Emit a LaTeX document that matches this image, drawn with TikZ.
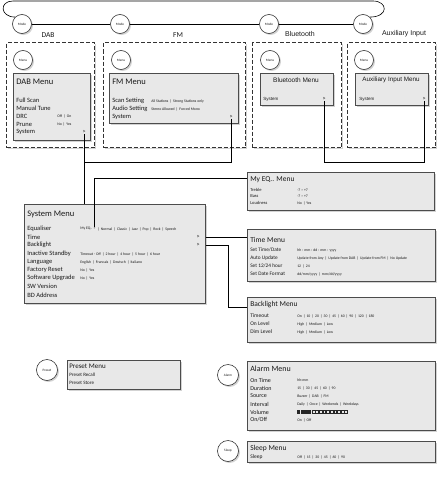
\documentclass[tikz,border=0pt]{standalone}
\usepackage{fontspec}
\setmainfont{Carlito}
\newfontfamily\arialfont{Liberation Sans}
\usetikzlibrary{shadows, positioning}
\colorlet{boxgrey}{black!9}
\colorlet{textgrey}{black!90}

\begin{document}
\begin{tikzpicture}[x=1pt, y=-1pt, semithick, text=textgrey,
  softshadow/.style={drop shadow={shadow xshift=1.5pt, shadow yshift=-1.5pt, opacity=.35}},
  mode/.style={circle, draw=black!80, fill=white, minimum size=19pt, inner sep=0pt, font=\fontsize{3.4}{3.5}\selectfont, softshadow},
  zone/.style={draw=black!80, fill=white, line width=1pt, dash pattern=on 4pt off 2pt, anchor=north west, inner sep=0pt, softshadow},
  menubox/.style={draw=black!70, fill=boxgrey, line width=.8pt, anchor=north west, inner sep=0pt, softshadow},
  title/.style={anchor=west, inner sep=0pt, font=\fontsize{#1}{#1}\selectfont}, title/.default=8.5,
  item/.style={anchor=west, inner sep=0pt, font=\fontsize{#1}{#1}\selectfont}, item/.default=6.5,
  opt/.style={anchor=west, inner sep=0pt, font=\fontsize{3.8}{4}\selectfont},
  more/.style={anchor=center, inner sep=0pt, font=\fontsize{6}{6}\selectfont},
  label/.style={inner sep=0pt, font=\fontsize{7.5}{8}\selectfont}]
\useasboundingbox (0,0) rectangle (446,479);

% source zones
\node[zone, minimum width=88pt, minimum height=105pt] (dabzone) at (6,42) {};
\node[zone, minimum width=142pt, minimum height=105pt] (fmzone) at (103,42) {};
\node[zone, minimum width=89pt, minimum height=105pt] (btzone) at (252,42) {};
\node[zone, minimum width=88pt, minimum height=105pt] (auxzone) at (347,42) {};

\node[label] at (48,35) {DAB};
\node[label] at (178,35) {FM};
\node[label, font=\arialfont\fontsize{7}{8}\selectfont] at (300,34) {Bluetooth};
\node[label, font=\arialfont\fontsize{7}{8}\selectfont] at (404,34) {Auxiliary Input};

% mode loop
\node[mode] (mode1) at (22,24) {Mode};
\node[mode] (mode2) at (120,24) {Mode};
\node[mode] (mode3) at (269,24) {Mode};
\node[mode] (mode4) at (363,24) {Mode};
\coordinate (loopl) at (13,1);
\coordinate (loopr) at (373,1);
\draw (mode1) -- (mode2) -- (mode3) -- (mode4);
\draw (mode1.north west) .. controls (0,17) and (-1,1) .. (loopl) -- (loopr) .. controls (388,1) and (389,17) .. (mode4.north east);

% menu buttons
\node[mode] (menu1) at (23,60) {Menu};
\node[mode] (menu2) at (121,60) {Menu};
\node[mode] (menu3) at (270,60) {Menu};
\node[mode] (menu4) at (364,60) {Menu};

% DAB menu
\node[menubox, minimum width=77pt, minimum height=67pt] (dabmenu) at (13,73) {};
\node[title] at (16,82) {DAB Menu};
\node[item] at (16,100) {Full Scan};
\node[item] at (16,108) {Manual Tune};
\node[item] at (16,116) {DRC};
\node[item] at (16,124) {Prune};
\node[item] at (16,132) {System};
\node[opt] at (57,116) {Off \,|\, On};
\node[opt] at (57,124) {No \,|\, Yes};
\node[more] (dabsys) at (84,132) {>};

% FM menu
\node[menubox, minimum width=129pt, minimum height=50pt] (fmmenu) at (109,73) {};
\node[title] at (112,82) {FM Menu};
\node[item] at (112,101) {Scan Setting};
\node[item] at (112,109) {Audio Setting};
\node[item] at (112,117) {System};
\node[opt] at (151,101) {All Stations \,|\, Strong Stations only};
\node[opt] at (151,109) {Stereo Allowed \,|\, Forced Mono};
\node[more] (fmsys) at (231,117) {>};

% Bluetooth menu
\node[menubox, minimum width=73pt, minimum height=32pt] (btmenu) at (260,73) {};
\node[inner sep=0pt, font=\arialfont\fontsize{6.5}{7}\selectfont] at (296,80) {Bluetooth Menu};
\node[item=4.5, font=\arialfont\fontsize{4.5}{5}\selectfont] at (263,99) {System};
\node[more] (btsys) at (324,99) {>};

% Auxiliary menu
\node[menubox, minimum width=73pt, minimum height=32pt] (auxmenu) at (355,73) {};
\node[inner sep=0pt, font=\arialfont\fontsize{6.3}{7}\selectfont] at (391,80) {Auxiliary Input Menu};
\node[item=4.5, font=\arialfont\fontsize{4.5}{5}\selectfont] at (359,99) {System};
\node[more] (auxsys) at (424,99) {>};

% System menu
\node[menubox, minimum width=181pt, minimum height=99pt] (sysmenu) at (24,204) {};
\node[title] at (27,214) {System Menu};
\node[item] at (27,229) {Equaliser};
\node[item] at (27,237) {Time};
\node[item] at (27,245) {Backlight};
\node[item] at (27,254) {Inactive Standby};
\node[item] at (27,262) {Language};
\node[item] at (27,270) {Factory Reset};
\node[item] at (27,278) {Software Upgrade};
\node[item] at (27,286) {SW Version};
\node[item] at (27,295) {BD Address};
\node[opt] (eqopt) at (80,229) {My EQ.. >};
\node[opt, right=1.5pt of eqopt] {| \,Normal \,|\, Classic \,|\, Jazz \,|\, Pop \,|\, Rock \,|\, Speech};
\node[more] (timearr) at (198,237) {>};
\node[more] (backarr) at (198,245) {>};
\node[opt] at (80,254) {Timeout - Off \,|\, 2 hour \,|\, 4 hour \,|\, 5 hour \,|\, 6 hour};
\node[opt] at (80,262) {English \,|\, Francais \,|\, Deutsch \,|\, Italiano};
\node[opt] at (80,270) {No \,|\, Yes};
\node[opt] at (80,278) {No \,|\, Yes};

% My EQ menu
\node[menubox, minimum width=187pt, minimum height=38pt] (eqmenu) at (247,172) {};
\node[title=7.5] at (250,180) {My EQ.. Menu};
\node[item=4.5] at (250,190) {Treble};
\node[item=4.5] at (250,196.5) {Bass};
\node[item=4.5] at (250,203) {Loudness};
\node[opt] at (297,190) {-7 \textasciitilde{} +7};
\node[opt] at (297,196.5) {-7 \textasciitilde{} +7};
\node[opt] at (297,203) {No \,|\, Yes};

% Time menu
\node[menubox, minimum width=188pt, minimum height=52pt] (timemenu) at (247,229) {};
\node[title=7.5] at (250,240) {Time Menu};
\node[item=5.3] at (250,250) {Set Time/Date};
\node[item=5.3] at (250,258) {Auto Update};
\node[item=5.3] at (250,266) {Set 12/24 hour};
\node[item=5.3] at (250,274) {Set Date Format};
\node[opt] at (297,250) {hh : mm : dd : mm : yyyy};
\node[opt] at (297,258) {Update from Any \,|\, Update from DAB \,|\, Update from FM \,|\, No Update};
\node[opt] at (297,266) {12 \,|\, 24};
\node[opt] at (297,274) {dd/mm/yyyy \,|\, mm/dd/yyyy};

% Backlight menu
\node[menubox, minimum width=188pt, minimum height=45pt] (backmenu) at (247,297) {};
\node[title=7.5] at (250,305) {Backlight Menu};
\node[item=5.5] at (250,316) {Timeout};
\node[item=5.5] at (250,324) {On Level};
\node[item=5.5] at (250,332) {Dim Level};
\node[opt] at (297,316) {On \,|\, 10 \,|\, 20 \,|\, 30 \,|\, 45 \,|\, 60 \,|\, 90 \,|\, 120 \,|\, 180};
\node[opt] at (297,324) {High \,|\, Medium \,|\, Low};
\node[opt] at (297,332) {High \,|\, Medium \,|\, Low};

% Preset
\node[mode, minimum size=21pt] (preset) at (47,370) {Preset};
\node[menubox, minimum width=113pt, minimum height=29pt] (presetmenu) at (67,360) {};
\node[title=7] at (69,366) {Preset Menu};
\node[item=5] at (69,375) {Preset Recall};
\node[item=5] at (69,383) {Preset Store};

% Alarm
\node[mode, minimum size=21pt] (alarm) at (228,375) {Alarm};
\node[menubox, minimum width=188pt, minimum height=69pt] (alarmmenu) at (247,361) {};
\node[title=8] at (250,369) {Alarm Menu};
\node[item=6] at (250,380) {On Time};
\node[item=6] at (250,388) {Duration};
\node[item=6] at (250,396) {Source};
\node[item=6] at (250,404) {Interval};
\node[item=6] at (250,412) {Volume};
\node[item=6] at (250,420) {On/Off};
\node[opt] at (297,380) {hh:mm};
\node[opt] at (297,388) {15 \,|\, 30 \,|\, 45 \,|\, 60 \,|\, 90};
\node[opt] at (297,396) {Buzzer \,|\, DAB \,|\, FM};
\node[opt] at (297,404) {Daily \,|\, Once \,|\, Weekends \,|\, Weekdays};
\foreach \i in {0,...,3}
  \fill[black!85] (297+3.65*\i,410.2) rectangle ++(3.2,3.6);
\foreach \i in {4,...,13}
  \draw[black!85, line width=.4pt] (297.2+3.65*\i,410.4) rectangle ++(2.9,3.2);
\node[opt] at (297,420) {On \,|\, Off};

% Sleep
\node[mode, minimum size=21pt] (sleep) at (228,451) {Sleep};
\node[menubox, minimum width=188pt, minimum height=21pt] (sleepmenu) at (247,441) {};
\node[title=7.5] at (250,448) {Sleep Menu};
\node[item=5.5] at (250,457) {Sleep};
\node[opt] at (297,457) {Off \,|\, 15 \,|\, 30 \,|\, 45 \,|\, 60 \,|\, 90};

% links to the system menu
\coordinate (sysbus) at (0,162);
\draw (dabsys.south) -- (dabsys.south |- sysmenu.north);
\draw (fmsys.south) -- (fmsys.south |- sysbus) -- (dabsys.south |- sysbus);
\draw (btsys.south) -- (btsys.south |- sysbus);
\draw (auxsys.south) -- (auxsys.south |- sysbus) -- (btsys.south |- sysbus);
\draw ([xshift=-1pt]eqopt.north east) |- ([yshift=-6pt]eqmenu.north west);
\draw (timearr.east -| sysmenu.east) -- (timearr.east -| timemenu.west);
\draw (backarr.east -| sysmenu.east) -- ++(22,0) |- ([yshift=-10pt]backmenu.north west);
\end{tikzpicture}
\end{document}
+===+
What is needed
The lines from the top of the data above through the one holding "(0,0) rectangle (446,479);" are to be repeated exactly, and only those, with no pictures.

Result
Emit a LaTeX document that matches this image, drawn with TikZ.
\documentclass[tikz,border=0pt]{standalone}
\usepackage{fontspec}
\setmainfont{Carlito}
\newfontfamily\arialfont{Liberation Sans}
\usetikzlibrary{shadows, positioning}
\colorlet{boxgrey}{black!9}
\colorlet{textgrey}{black!90}

\begin{document}
\begin{tikzpicture}[x=1pt, y=-1pt, semithick, text=textgrey,
  softshadow/.style={drop shadow={shadow xshift=1.5pt, shadow yshift=-1.5pt, opacity=.35}},
  mode/.style={circle, draw=black!80, fill=white, minimum size=19pt, inner sep=0pt, font=\fontsize{3.4}{3.5}\selectfont, softshadow},
  zone/.style={draw=black!80, fill=white, line width=1pt, dash pattern=on 4pt off 2pt, anchor=north west, inner sep=0pt, softshadow},
  menubox/.style={draw=black!70, fill=boxgrey, line width=.8pt, anchor=north west, inner sep=0pt, softshadow},
  title/.style={anchor=west, inner sep=0pt, font=\fontsize{#1}{#1}\selectfont}, title/.default=8.5,
  item/.style={anchor=west, inner sep=0pt, font=\fontsize{#1}{#1}\selectfont}, item/.default=6.5,
  opt/.style={anchor=west, inner sep=0pt, font=\fontsize{3.8}{4}\selectfont},
  more/.style={anchor=center, inner sep=0pt, font=\fontsize{6}{6}\selectfont},
  label/.style={inner sep=0pt, font=\fontsize{7.5}{8}\selectfont}]
\useasboundingbox (0,0) rectangle (446,479);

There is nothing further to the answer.